Employees don’t just work 40 hours a week because they want to. They come into work day after day for a mix of reasons, likely including a passion for what they do and to make the money they need to live their lives. When either of those is stagnant, however—I.E. you haven’t been able to give raises this year or employees are burnt out on a challenging project—there’s one other thing that keeps them coming back: their work friendships.

That’s just one reason why it’s important to boost employee connections at work. Learn more about the wide range of benefits along with how you can boost employee connections in your workplace.

Why It Matters

You may still be wondering: If I spend time and money training employees, mentoring them and promoting them within my organization, why do I need to spend even more on helping them build connections with one another too? The answer to that is multi-faceted, because there are a number of reasons why connecting employees is valuable to your business. Here are three of those reasons.

Employee Happiness

When you give employees a chance to connect at work, they’re more likely to become friends with one another. Friendship, it turns out, is a valuable asset for workplace happiness. A 2017 Gallup Poll found work friendships boost employee satisfaction by 50 percent, with people who work with a best friend being seven times more likely to be fully engaged with their work. In the end, this is a huge benefit to your bottom line.

Remote Collaboration

Remote employees aren’t in the office but they’re still a critical part of the business. Connecting the employees that are both in and out of the office is the best way to ensure everyone is using the number one resource they have—each other. For example, it’s easy to forget that the remote marketing employee has experience with Adobe and can quickly create that sales deck you need in just one afternoon if you aren’t given an opportunity to connect with that employee.

Friendly Competition

A little friendly competition may be just what you need to get employees to step-up and work their hardest. Yet it’s only when employees are more connected—and therefore working as a team—they they’re likely to experience that tinge of friendly competition:

“Many teams work because each person inherently wants to do to the best job, and therefore a bit of healthy competition fuels the fire.

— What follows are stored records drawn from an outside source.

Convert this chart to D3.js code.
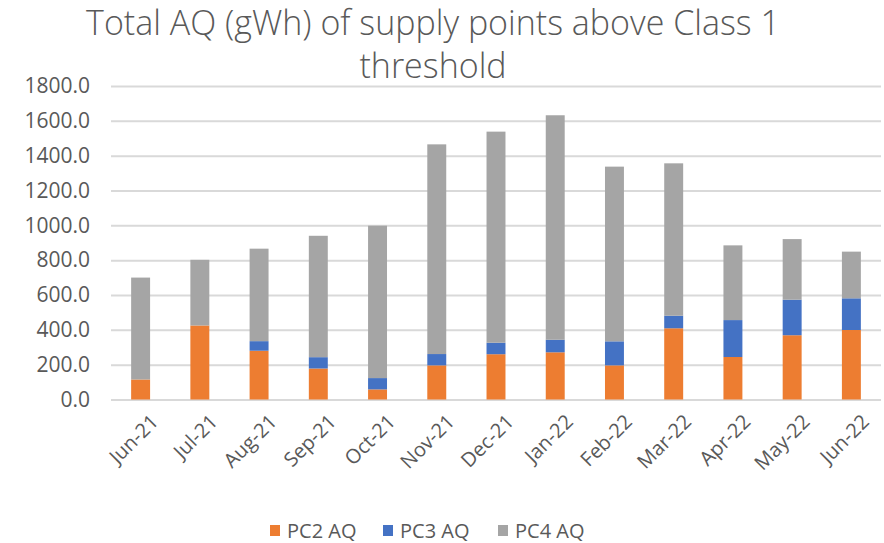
<!DOCTYPE html>
<html>
<head>
<meta charset="utf-8">
<script src="https://cdn.jsdelivr.net/npm/d3@7"></script>
<style>
  html, body { margin: 0; padding: 0; background: #fff; }
  svg { display: block; font-family: "Open Sans", "Noto Sans", sans-serif; }
</style>
</head>
<body>
<svg id="chart" width="884" height="543"></svg>
<script>
// Monthly AQ totals (gWh) split by product class
const months = ["Jun-21", "Jul-21", "Aug-21", "Sep-21", "Oct-21", "Nov-21", "Dec-21",
                "Jan-22", "Feb-22", "Mar-22", "Apr-22", "May-22", "Jun-22"];
const pc2 = [115, 425, 280, 178, 58, 196, 260, 271, 196, 409, 244, 369, 399];
const pc3 = [0, 0, 55, 65, 65, 65, 66, 72, 138, 72, 212, 204, 182];
const pc4 = [585, 377, 531, 697, 875, 1204, 1212, 1289, 1003, 875, 429, 348, 268];
const seriesNames = ["PC2 AQ", "PC3 AQ", "PC4 AQ"];
const seriesColors = ["#ED7D31", "#4472C4", "#A5A5A5"];
const yTicks = [0, 200, 400, 600, 800, 1000, 1200, 1400, 1600, 1800];
const titleLines = ["Total AQ (gWh) of supply points above Class 1", "threshold"];

const svg = d3.select("#chart");
const margin = { left: 111, right: 3, top: 86, bottom: 144 };
const W = 884, H = 543;
const font = "'Open Sans', sans-serif";
const textColor = "#595959";

const rows = months.map((m, i) => ({ month: m, "PC2 AQ": pc2[i], "PC3 AQ": pc3[i], "PC4 AQ": pc4[i] }));
const stacked = d3.stack().keys(seriesNames)(rows);

const x = d3.scaleBand().domain(months)
  .range([margin.left, W - margin.right]).paddingInner(0.68).paddingOuter(0.34);
const y = d3.scaleLinear().domain([0, 1800]).range([H - margin.bottom + 0.5, margin.top]);
const color = d3.scaleOrdinal().domain(seriesNames).range(seriesColors);

// Title (two lines)
svg.append("g").selectAll("text").data(titleLines).join("text")
  .attr("x", 433).attr("y", (d, i) => 35 + i * 43)
  .attr("text-anchor", "middle")
  .attr("font-size", 34).attr("font-weight", 300).attr("fill", textColor)
  .attr("font-family", font)
  .text(d => d);

// Gridlines and y labels
const yAxis = d3.axisLeft(y).tickValues(yTicks).tickFormat(d3.format(".1f"))
  .tickSize(-(W - margin.right - margin.left)).tickPadding(21);
const gy = svg.append("g").attr("transform", `translate(${margin.left},0)`).call(yAxis);
gy.select(".domain").remove();
gy.selectAll(".tick line").attr("stroke", "#D9D9D9").attr("stroke-width", 2);
gy.selectAll(".tick text").attr("fill", textColor).attr("font-size", 21)
  .attr("font-family", font);

// Stacked bars
svg.append("g").selectAll("g").data(stacked).join("g")
  .attr("fill", d => color(d.key))
  .selectAll("rect").data(d => d).join("rect")
  .attr("x", d => x(d.data.month))
  .attr("width", x.bandwidth())
  .attr("y", d => y(d[1]))
  .attr("height", d => Math.max(0, y(d[0]) - y(d[1])));

// X axis labels, rotated
const xAxis = d3.axisBottom(x).tickSize(0).tickPadding(0);
const gx = svg.append("g").attr("transform", `translate(0,${H - margin.bottom})`).call(xAxis);
gx.select(".domain").remove();
gx.selectAll(".tick text")
  .attr("fill", textColor).attr("font-size", 20)
  .attr("font-family", font)
  .attr("text-anchor", "end")
  .attr("dy", null)
  .attr("transform", "translate(19,24) rotate(-45)");

// Legend
const legend = svg.append("g").attr("transform", "translate(270,538)");
const itemX = [0, 113, 228];
const items = legend.selectAll("g").data(seriesNames).join("g")
  .attr("transform", (d, i) => `translate(${itemX[i]},0)`);
items.append("rect").attr("x", 0).attr("y", -13).attr("width", 10).attr("height", 11)
  .attr("fill", d => color(d));
items.append("text").attr("x", 17).attr("y", 0)
  .attr("font-size", 20).attr("fill", textColor)
  .attr("font-family", font)
  .text(d => d);
</script>
</body>
</html>
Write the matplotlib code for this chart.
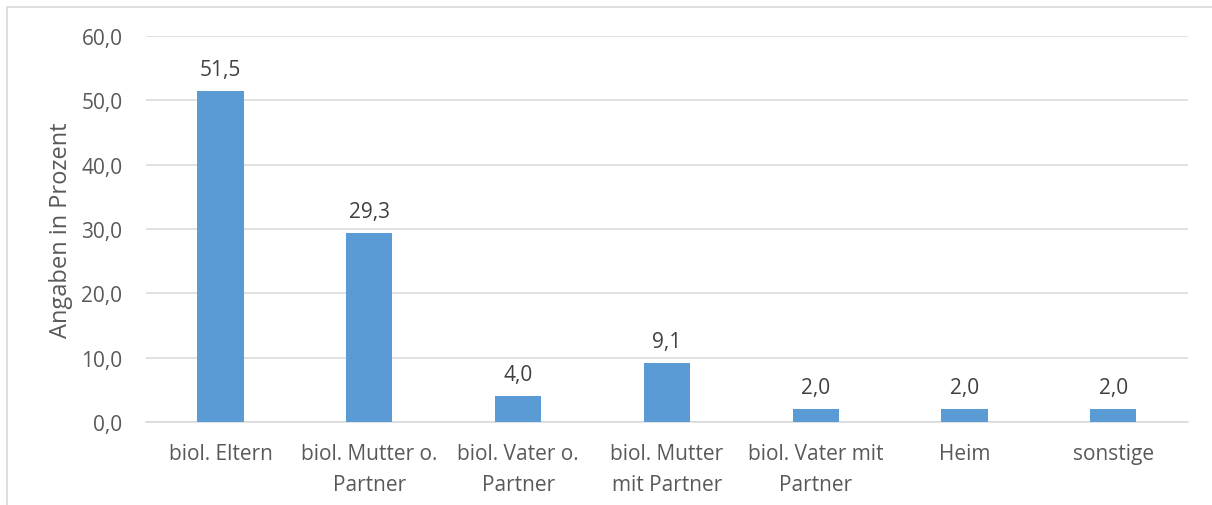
import matplotlib.pyplot as plt
from matplotlib.patches import Rectangle

# Lebenssituation - Angaben in Prozent
categories = ["biol. Eltern", "biol. Mutter o.\nPartner", "biol. Vater o.\nPartner",
              "biol. Mutter\nmit Partner", "biol. Vater mit\nPartner", "Heim", "sonstige"]
values = [51.5, 29.3, 4.0, 9.1, 2.0, 2.0, 2.0]
yticks = [0, 10, 20, 30, 40, 50, 60]

plt.rcParams['font.family'] = ['Open Sans', 'DejaVu Sans']
txt = "#595959"

fig = plt.figure(figsize=(12.12, 5.06), dpi=100)
ax = fig.add_axes([0.1205, 0.164, 0.8595, 0.763])

# chart frame (cut off on the right and bottom)
fig.patches.append(Rectangle((7 / 1212, -0.1), 1.2, 1 - 8 / 506 + 0.1, transform=fig.transFigure,
                             fill=False, edgecolor="#D9D9D9", linewidth=1.2))

x = list(range(len(values)))
ax.bar(x, values, width=0.31, color="#5B9BD5", zorder=3)
for xi, v in zip(x, values):
    ax.annotate(f"{v:.1f}".replace(".", ","), (xi, v), xytext=(0, 8), textcoords="offset points",
                ha="center", va="bottom", fontsize=15, color="#404040")

ax.set_xlim(-0.5, len(values) - 0.5)
ax.set_ylim(0, 60)
ax.set_yticks(yticks)
ax.set_yticklabels([f"{t:.1f}".replace(".", ",") for t in yticks], fontsize=15, color=txt)
ax.set_xticks(x)
ax.set_xticklabels(categories, fontsize=15, color=txt, linespacing=1.65)
ax.tick_params(axis="both", length=0)
ax.tick_params(axis="y", pad=17)
ax.tick_params(axis="x", pad=15)
ax.yaxis.grid(True, color="#D9D9D9", linewidth=1.1, zorder=0)
for s in ["top", "right", "left"]:
    ax.spines[s].set_visible(False)
ax.spines["bottom"].set_color("#D9D9D9")
ax.spines["bottom"].set_linewidth(1.1)
ax.set_ylabel("Angaben in Prozent", fontsize=17, color=txt, labelpad=6)

fig.savefig("out.png", dpi=100)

When working on your own, you don’t always challenge yourself to be the best you can be or present the most workable idea. But as part of a team, you work off the passion of others in your group to inspire change,” according to How Teamwork Inspires Productivity.

Start Connecting Employees

Connecting your employees won’t take a lot of extra time or budget. You don’t have to plan more company outings or events; instead, build connectedness into your company culture by making small changes.

  • Organize groups in three’s: Whenever you break out into teams, do so in groups of three: “Organize subdivisions and activities that are, at most, a multiple of 3. These mini-teams of 3 create a context in which each team member gets to share their point of view,” according to teamwork experts at Hubgets. When employees have the space to share their ideas within a group, they’re more likely to hear one another and be able to connect, rather than getting lost in the shuffle of a big team.
  • Celebrate wins and birthdays more often: Bring employees together more often to celebrate birthdays and big project wins. Have a birthday cake once a month to celebrate everyone who has a birthday in that month and sing happy birthday in the kitchen area. Don’t forget to get remote employees on video chat, too. Once a quarter celebrate the top three employees in the company or start an employee of the month program.
  • Install a chat program: Make it easy for employees to chat about work and otherwise by installing a chat program company-wide. Use a tool like Slack, where you can create specific channels. For example, you may have a “Twins” channel, where anyone who dresses the same that day takes a picture and sends it to the channel. Have fun with it to encourage employees to do the same. A messaging tool like this will evolve with your organization, turning into exactly what your employees want it to be.
  • Implement monthly peer reviews: Have employees review their co-workers each month with a regularly scheduled peer review. It can be as simple as: “Write one thing your co-worker did really well this month. Be Specific.” And “What is one area where your co-worker could improve next month? Be specific.” This encourages employees to praise one another, but also to work together more so they actually have something to say in their reviews.
  • Articulate shared values: Help employees connect over the work their doing by articulating and regularly reminding them of the values they share at work. Keep your mission statement ingrained in everything you do, from taking clients to managing company culture. Employees will feel united in this and therefore more connected with one another.

Boosting employee connections is a smart way to boost your bottom line. When employees are friends, they’re happier, more productive and more engaged with their work, all of which ultimately benefits your business. Use these simple ideas, or come up with new ones of your own, to help employees connect at work.